Précis: The Federal Court of Appeal upheld a decision of the Federal Court that: (1) the Crown was not liable for damages caused to a ship running aground on an un-charted shoal in the Arctic when the shoal had been the subject of a Notice to Shipping; and (2) the ship was liable to the Crown for the costs of pollution abatement.
Facts: The “Clipper Adventurer”, a small cruise ship, ran aground in the Canadian Arctic on 27 August 2010 while en route from Port Epworth to Kugluktuk. The shoal had been the subject of Notice to Shipping A102/07 issued in September 2007 but it had not been marked on the applicable chart. The chart being used by the vessel had been issued by the Canadian Hydrographic Service on 30 May 1997 and had been updated/corrected with Notices to Mariners but not with Notices to Shipping. The Canadian Hydrographic Service had intended to replace the Notice to Shipping with a Notice to Mariners but due to an apparent miscommunication this was not done.
As a consequence of the grounding, a number of the vessel’s double-bottomed tanks were breached resulting in a small amount of pollution. The vessel was re-floated on 14 September 2010, underwent temporary repairs in Canada and then sailed to Poland for permanent repairs. The plaintiff, the owner of the “Clipper Adventurer”, commenced this action against the Crown for the Canadian dollar equivalent of approximately US$13.5 million alleging that the Canadian Coast Guard and Canadian Hydrographic Service had failed to properly warn mariners of the danger and were in breach of their SOLAS obligations to publish, disseminate and update nautical information. The Crown counter-claimed under the Marine Liability Act and the International Convention on Civil Liability for Bunker Oil Pollution Damage, 2001 for the costs and expenses incurred to prevent, repair, remedy or minimize oil pollution damage in the amount of CDN$468,000.
At trial, the action by the owner of the “Clipper Adventurer” was dismissed and the counter-claim of the Crown was allowed. The trial Judge held:
– There was no duty on the Crown to seek out and chart unchartered shoals but, once the presence of the shoal became known, the Canadian Coast Guard and Canadian Hydrographic Service were under a duty to warn mariners of its presence;
– The issuance of the Notice to Shipping A102/07 was sufficient to discharge the duty to warn imposed on the Crown. Pursuant to section 7 of the Charts and Nautical Publications Regulations, 1995 (SOR/95-149), it is the responsibility of Masters to ensure all charts “are correct and up-to-date based on information that is contained in Notices to Mariners, Notices to Shipping and radio navigation warnings”;
– The crew of the “Clipper Adventurer” were negligent in that they should have known there were unchartered shoals and should have proceeded at a slower speed; and
– With respect to the counter-claim of the Crown, liability does not depend on proof of negligence. Pursuant to section 77(3) of the Marine Liability Act, to escape liability the shipowner must establish that the occurrence was wholly caused by the negligence or other wrongful act of a government authority. Thus, even if there was contributory negligence on the part of the Crown, the shipowner would still be liable in full.

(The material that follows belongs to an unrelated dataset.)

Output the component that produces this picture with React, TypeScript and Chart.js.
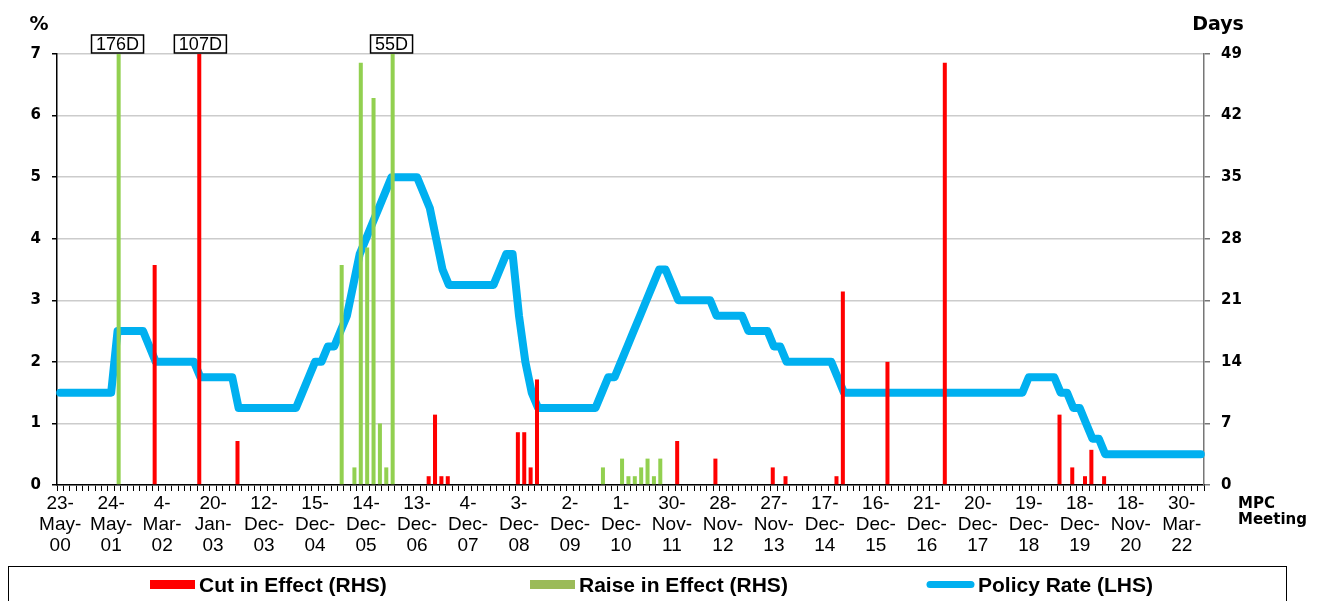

The ship owner appealed the finding that the issuance of Notice to Shipping A102/07 was sufficient to discharge the Crown’s duty to warn and also appealed a minor issue relating to interest.
Decision: Appeal dismissed.
Held: The appellant does not challenge the finding that it was negligent but only the finding that the publication of Notice to Shipping A102/07 was sufficient to discharge the Crown’s duty to warn. The appellant argues that this finding is an extricable error of law and therefore subject to the standard of review of correctness. This is not correct. Questions involving the standard of care are normally mixed questions of law and fact and reviewable only if there is a palpable and overriding error. Additionally, there is no issue of the trial Court having improperly characterized the legal test before it. The trial Court clearly understood the issue was whether Notice to Shipping A102/07 satisfied the Crown’s duty to warn. The trial Court held that it did and there was ample evidence to support this conclusion.
One final issue concerned whether the trial Court correctly held that the interest rates under s. 116(1) of the MLA did not apply to the claim of the Crown. Section 116 only applies to claims under Part 7 of the MLA involving the Ship Source Oil Pollution fund. It has no application to a direct claim by the Crown against a shipowner.